Played June 13, 2017
For a number of years Belevdere was the host course for the annual Michigan State Amateur event. And there was good reason to do so. Opened in 1925, the semi-private layout has been updated recently and the contrasting nines make for vintage old-time design inclusions.
The strength of the course is the artful movements found at many of the putting surfaces. The need for accuracy with one's approach shots is a constant requirement at Belvedere. There's sufficient room off the tee but you quickly find out that angles matter in order to gain a better opportunity in scoring.
Belvedere is split by a local road and the outward nine, while good, is not as sound as the inward half. The opening hole begins from an elevated tee and you see the entire hole below.
The requirements intensify with two long par-4s in succession followed by a demanding long par-3 at the 4th. The dogleg right 6th is a good hole because placement not brawn alone wins the day.

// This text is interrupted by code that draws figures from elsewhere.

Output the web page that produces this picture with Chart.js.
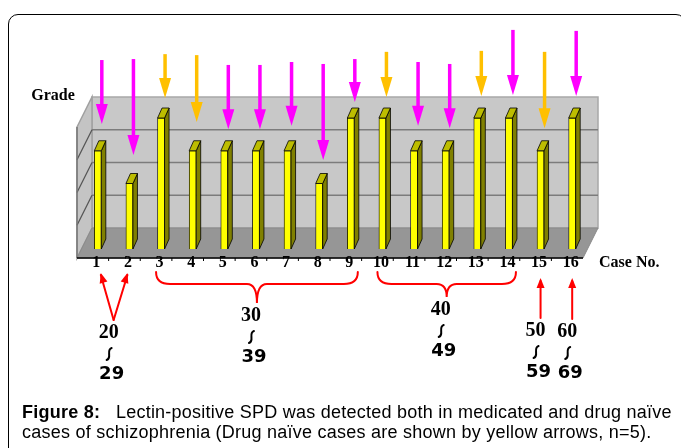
<!DOCTYPE html>
<html>
<head>
<meta charset="utf-8">
<script src="https://cdn.jsdelivr.net/npm/chart.js@4.4.1/dist/chart.umd.min.js"></script>
<style>
  body { margin: 0; background: #fff; }
  #wrap { position: relative; width: 681px; height: 448px; overflow: hidden; }
  #frame { position: absolute; left: 8px; top: 14px; width: 676px; height: 460px; border: 1.5px solid #000; border-radius: 10px; }
  #myChart { position: absolute; left: 0; top: 0; }
  #caption { position: absolute; left: 22px; top: 402px; font: 18px/20px "Liberation Sans", Arial, sans-serif; letter-spacing: 0.24px; color: #000; white-space: pre; }
</style>
</head>
<body>
<div id="wrap">
  <div id="frame"></div>
  <canvas id="myChart" width="681" height="448"></canvas>
  <div id="caption"><b>Figure 8:</b>   Lectin-positive SPD was detected both in medicated and drug naïve
cases of schizophrenia (Drug naïve cases are shown by yellow arrows, n=5).</div>
</div>
<script>
// grade of lectin-positive SPD per case
const caseNo = ['1', '2', '3', '4', '5', '6', '7', '8', '9', '10', '11', '12', '13', '14', '15', '16'];
const grade = [3, 2, 4, 3, 3, 3, 3, 2, 4, 4, 3, 3, 4, 4, 3, 4];
const naiveCases = [3, 4, 10, 13, 15];

// arrows above the bars, in grade units (start / tip)
const arrowFrom = [5.77, 5.80, 5.95, 5.92, 5.62, 5.62, 5.71, 5.65, 5.80, 6.02, 5.71, 5.65, 6.05, 6.69, 6.02, 6.66];
const arrowTo = [3.82, 2.87, 4.61, 3.88, 3.66, 3.66, 3.76, 2.72, 4.49, 4.64, 3.76, 3.69, 4.67, 4.70, 3.69, 4.67];

// age groups under the axis
const groupFirst = [1, 3, 10, 15, 16];
const groupLast = [2, 9, 14, 15, 16];
const ageLow = ['20', '30', '40', '50', '60'];
const ageHigh = ['29', '39', '49', '59', '69'];

// layout of the marks under the axis
const groupMark = ['fork', 'brace', 'brace', 'arrow', 'arrow'];
const groupDrop = [320, 303, 297, 318, 319];

const serifBold = 'bold 16px "Liberation Serif", "Times New Roman", serif';

function poly(ctx, pts, fill, stroke, lw) {
    ctx.beginPath();
    ctx.moveTo(pts[0][0], pts[0][1]);
    for (let i = 1; i < pts.length; i++) ctx.lineTo(pts[i][0], pts[i][1]);
    ctx.closePath();
    if (fill) { ctx.fillStyle = fill; ctx.fill(); }
    if (stroke) { ctx.strokeStyle = stroke; ctx.lineWidth = lw || 1; ctx.stroke(); }
}

function line(ctx, x0, y0, x1, y1, color, lw) {
    ctx.beginPath();
    ctx.moveTo(x0, y0);
    ctx.lineTo(x1, y1);
    ctx.strokeStyle = color;
    ctx.lineWidth = lw;
    ctx.stroke();
}

function redHead(ctx, x, y, dx, dy) {
    // small filled head pointing along (dx, dy)
    const len = Math.hypot(dx, dy), ux = dx / len, uy = dy / len;
    const bx = x - ux * 10, by = y - uy * 10;
    poly(ctx, [[x, y], [bx - uy * 4, by + ux * 4], [bx + uy * 4, by - ux * 4]], '#ff0000');
}

// the little vertical wave between "20" and "29"
function wave(ctx, x, y) {
    ctx.beginPath();
    ctx.moveTo(x + 2.5, y - 6);
    ctx.bezierCurveTo(x - 3.5, y - 4, x + 3.5, y + 4, x - 2.5, y + 6);
    ctx.strokeStyle = '#000';
    ctx.lineWidth = 2;
    ctx.stroke();
}

const box3d = {
    id: 'box3d',
    beforeDatasetsDraw(chart) {
        const ctx = chart.ctx, a = chart.chartArea, ys = chart.scales.y;
        const fl = a.left - 5, fr = a.right - 5, bl = a.left + 10, br = a.right + 10;
        const back = v => ys.getPixelForValue(v) - 21;
        const front = v => ys.getPixelForValue(v) + 9;
        ctx.save();
        // back wall
        poly(ctx, [[bl, back(4)], [br, back(4)], [br, back(0)], [bl, back(0)]], '#c8c8c8', '#a8a8a8', 1.5);
        // left wall
        poly(ctx, [[fl, front(4)], [bl, back(4)], [bl, back(0)], [fl, front(0)]], '#c4c4c4', '#a0a0a0', 1.5);
        // floor
        poly(ctx, [[bl, back(0)], [br, back(0)], [fr, front(0)], [fl, front(0)]], '#969696', '#8a8a8a', 1);
        // grid lines
        for (let v = 1; v <= 3; v++) {
            line(ctx, bl, back(v), br, back(v), '#7c7c7c', 1.5);
            line(ctx, fl, front(v), bl, back(v), '#555', 1.2);
        }
        line(ctx, fl, front(4), fl, front(0), '#777', 1.5);
        ctx.restore();
    },
    afterDatasetsDraw(chart) {
        const ctx = chart.ctx, a = chart.chartArea, xs = chart.scales.x, ys = chart.scales.y;
        const meta = chart.getDatasetMeta(0);
        ctx.save();
        // side and top faces of the bars
        meta.data.forEach(bar => {
            const p = bar.getProps(['x', 'y', 'base', 'width'], true);
            const l = p.x - p.width / 2, r = p.x + p.width / 2, dx = 4.5, dy = 10;
            poly(ctx, [[r, p.y], [r + dx, p.y - dy], [r + dx, p.base - dy], [r, p.base]], '#808000', '#000', 0.8);
            poly(ctx, [[l, p.y], [r, p.y], [r + dx, p.y - dy], [l + dx, p.y - dy]], '#bdbd00', '#000', 0.8);
        });
        // axis line and ticks
        const ay = ys.getPixelForValue(0) + 9;
        line(ctx, a.left - 5, ay, a.right - 5, ay, '#000', 1.5);
        const w = (a.right - a.left) / caseNo.length;
        for (let k = 1; k < caseNo.length; k++) {
            line(ctx, a.left - 5 + k * w, ay, a.left - 5 + k * w, ay + 3, '#000', 1);
        }
        // case numbers
        ctx.font = serifBold;
        ctx.fillStyle = '#000';
        ctx.textAlign = 'center';
        ctx.textBaseline = 'middle';
        caseNo.forEach((c, i) => ctx.fillText(c, xs.getPixelForValue(i) - 1.5, ay + 5));
        ctx.textAlign = 'left';
        ctx.fillText('Case No.', a.right + 11, ay + 5);
        ctx.textAlign = 'center';
        ctx.fillText('Grade', 53, ys.getPixelForValue(4) - 22);

        // arrows pointing at each case
        caseNo.forEach((c, i) => {
            const col = naiveCases.includes(i + 1) ? '#ffc000' : '#ff00ff';
            const cx = xs.getPixelForValue(i) + 4;
            const y0 = ys.getPixelForValue(arrowFrom[i]), y1 = ys.getPixelForValue(arrowTo[i]);
            line(ctx, cx, y0, cx, y1 - 18, col, 3.5);
            poly(ctx, [[cx - 6, y1 - 20], [cx + 6, y1 - 20], [cx, y1]], col);
        });

        // age groups
        ctx.lineCap = 'round';
        groupFirst.forEach((f, g) => {
            const x0 = xs.getPixelForValue(f - 1), x1 = xs.getPixelForValue(groupLast[g] - 1);
            const mid = (x0 + x1) / 2, drop = groupDrop[g];
            const top = ay + 17;
            if (groupMark[g] === 'fork') {
                const t0 = x0 + 3, t1 = x1 - 2;
                line(ctx, mid, drop, t0, top, '#ff0000', 2);
                line(ctx, mid, drop, t1, top, '#ff0000', 2);
                redHead(ctx, t0, top - 2, t0 - mid, top - drop);
                redHead(ctx, t1, top - 2, t1 - mid, top - drop);
            } else if (groupMark[g] === 'arrow') {
                line(ctx, mid, drop, mid, top + 6, '#ff0000', 2);
                redHead(ctx, mid, top + 3, 0, -1);
            } else {
                const l = x0 - 5, r = x1 + 7, m = mid + 1, h = ay + 26, t = ay + 14;
                ctx.beginPath();
                ctx.moveTo(l, t);
                ctx.quadraticCurveTo(l, h, l + 14, h);
                ctx.lineTo(m - 10, h);
                ctx.quadraticCurveTo(m, h, m, drop);
                ctx.quadraticCurveTo(m, h, m + 10, h);
                ctx.lineTo(r - 14, h);
                ctx.quadraticCurveTo(r, h, r, t);
                ctx.strokeStyle = '#ff0000';
                ctx.lineWidth = 2;
                ctx.stroke();
            }
            ctx.fillStyle = '#000';
            ctx.font = 'bold 20px "Liberation Serif", "Times New Roman", serif';
            ctx.fillText(ageLow[g], mid - 5, drop + 13);
            wave(ctx, mid - 4.5, drop + 34);
            ctx.fillStyle = '#000';
            ctx.font = 'bold 18px "DejaVu Sans", Verdana, sans-serif';
            ctx.fillText(ageHigh[g], mid - 2, drop + 54);
        });
        ctx.restore();
    }
};

var ctx = document.getElementById('myChart').getContext('2d');
var myChart = new Chart(ctx, {
    type: 'bar',
    data: {
        labels: caseNo,
        datasets: [{
            label: 'Grade',
            data: grade,
            backgroundColor: '#ffff00',
            borderColor: '#000',
            borderWidth: 0.8,
            barThickness: 7
        }]
    },
    options: {
        responsive: false,
        animation: false,
        devicePixelRatio: 1,
        layout: { padding: { left: 82, right: 93, top: 118, bottom: 199 } },
        plugins: { legend: { display: false }, tooltip: { enabled: false } },
        scales: {
            x: { display: false },
            y: { display: false, min: 0, max: 4 }
        }
    },
    plugins: [box3d]
});
</script>
</body>
</html>
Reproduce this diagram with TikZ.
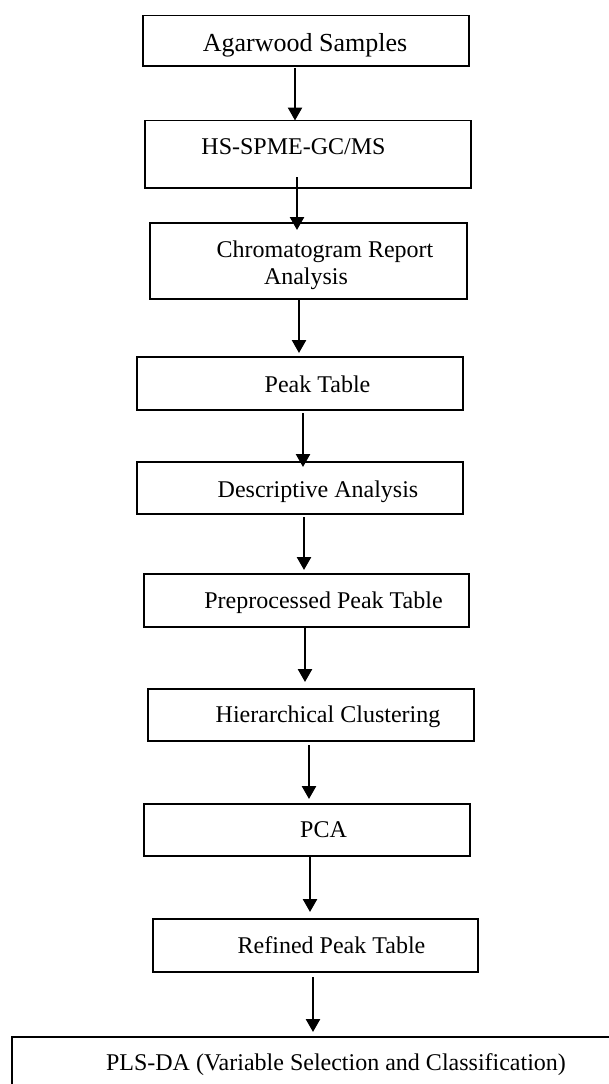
\documentclass[tikz,border=0pt]{standalone}
\usepackage{fontspec}
\setmainfont{Liberation Serif}
\usetikzlibrary{arrows.meta, positioning, calc}

\begin{document}
\begin{tikzpicture}[x=1pt, y=-1pt, every node/.style={outer sep=0pt}]
\tikzstyle{stepbox}=[draw, line width=1.8pt, inner sep=0pt, minimum width=326pt, minimum height=52pt]
\tikzstyle{steplabel}=[anchor=base, inner sep=0pt, font=\fontsize{24}{28}\selectfont]
\tikzstyle{flow}=[line width=2.5pt, -{Triangle[length=13pt, width=14pt]}]

\useasboundingbox (0,0) rectangle (608,1084);

% boxes
\node (agar) [stepbox, minimum height=50.5pt] at (306,40.75) {};
\node (hsms) [stepbox, minimum height=67.5pt] at (308,154.25) {};
\node (chrom) [stepbox, minimum width=317pt, minimum height=76pt] at (308.5,261) {};
\node (peak) [stepbox, minimum height=53pt] at (300,383.5) {};
\node (desc) [stepbox] at (300,488) {};
\node (prep) [stepbox, minimum width=325pt, minimum height=53pt] at (306.5,600.5) {};
\node (hier) [stepbox] at (311,715) {};
\node (pca) [stepbox] at (307,830) {};
\node (refined) [stepbox, minimum width=325pt, minimum height=53pt] at (315.5,945.5) {};
\node (plsda) [stepbox, minimum width=620pt, minimum height=70pt, anchor=north west] at (12,1037) {};

% texts
\node (agarlbl) [steplabel, font=\fontsize{26}{30}\selectfont] at (305,51) {Agarwood Samples};
\node (hsmslbl) [steplabel] at (293.5,154) {HS-SPME-GC/MS};
\node (chromlbl) [steplabel] at (325,257) {Chromatogram Report};
\node (chromlblb) [steplabel] at (306,284) {Analysis};
\node (peaklbl) [steplabel] at (317.5,392) {Peak Table};
\node (desclbl) [steplabel] at (318,497) {Descriptive Analysis};
\node (preplbl) [steplabel] at (323.5,608) {Preprocessed Peak Table};
\node (hierlbl) [steplabel] at (328,722) {Hierarchical Clustering};
\node (pcalbl) [steplabel] at (323.5,837) {PCA};
\node (refinedlbl) [steplabel] at (331.5,953) {Refined Peak Table};
\node (plsdalbl) [steplabel] at (336,1070) {PLS-DA (Variable Selection and Classification)};

% arrows
\draw [flow] ($(agar.south -| 295,0)+(0,2)$) -- (hsms.north -| 295,0);
\draw [flow] ($(hsms.south -| 297,0)+(0,-11)$) -- ($(chrom.north -| 297,0)+(0,7)$);
\draw [flow] (chrom.south -| 299,0) -- ($(peak.north -| 299,0)+(0,-4)$);
\draw [flow] ($(peak.south -| 303,0)+(0,3)$) -- ($(desc.north -| 303,0)+(0,5)$);
\draw [flow] ($(desc.south -| 304,0)+(0,3)$) -- ($(prep.north -| 304,0)+(0,-4)$);
\draw [flow] ($(prep.south -| 305,0)+(0,1)$) -- ($(hier.north -| 305,0)+(0,-7)$);
\draw [flow] ($(hier.south -| 309,0)+(0,4)$) -- ($(pca.north -| 309,0)+(0,-5)$);
\draw [flow] ($(pca.south -| 310,0)+(0,1)$) -- ($(refined.north -| 310,0)+(0,-7)$);
\draw [flow] ($(refined.south -| 313,0)+(0,5)$) -- ($(plsda.north -| 313,0)+(0,-5)$);

\end{tikzpicture}
\end{document}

The qualities of the front side really jump noticeably with the devilish long par-4 7th. The hole slides uphill and the green is one of the layout's most intricate. Plenty of other architects would have overwhelmed the hole with a bombardment of overkill – to Watson's credit that did not happen here.
The inward half excels with two notable exceptions -- the par-5's at the 10th and 15th are just ordinary in their presentation and requirements. The remaining seven holes are a quality mixture. The uphill par-4 11th at 394 yards is a great example on how holes less than 400 yards can still work well. The only downside to the hole is when the sun is setting you'll have to fight the light in your eyes.
The short par-4 16th is rightly touted as one of Michigan's grand short holes. Playing just 346 yards the player has to decide how far and on what angle to play the tee shot. The more left you go the better the angle -- go too far left and rough is quick to add its impact. The green is a sheer delight -- resting on a knob and running on a diagonal from lower left to top right. The putting surface is relatively narrow and heaven help any player too aggressive as the penalties for such boldness will be not treated kindly.
The final two holes conclude the round in a fine manner. The par-3 17th at 179 yards features a smallish green with plenty of subtle movements. The concluding 18th at 456 yards is bolstered by a green that is layered with all sorts of different movements and vexing chip shots for those unable to find the surface with one's approach.
Belvedere is refreshing for the myriad of details it offers at a number of the greens. But, the downside is that there are also a number of lackluster holes that are not helped by land, which in certain spots is simply vanilla in character. Nonetheless, Belvedere is a worthy stop for classic course lovers and what's interesting is that the Michigan State Amateur will be returning in 2025. Kudos to the club for being a relevant contributor to today's top-level players.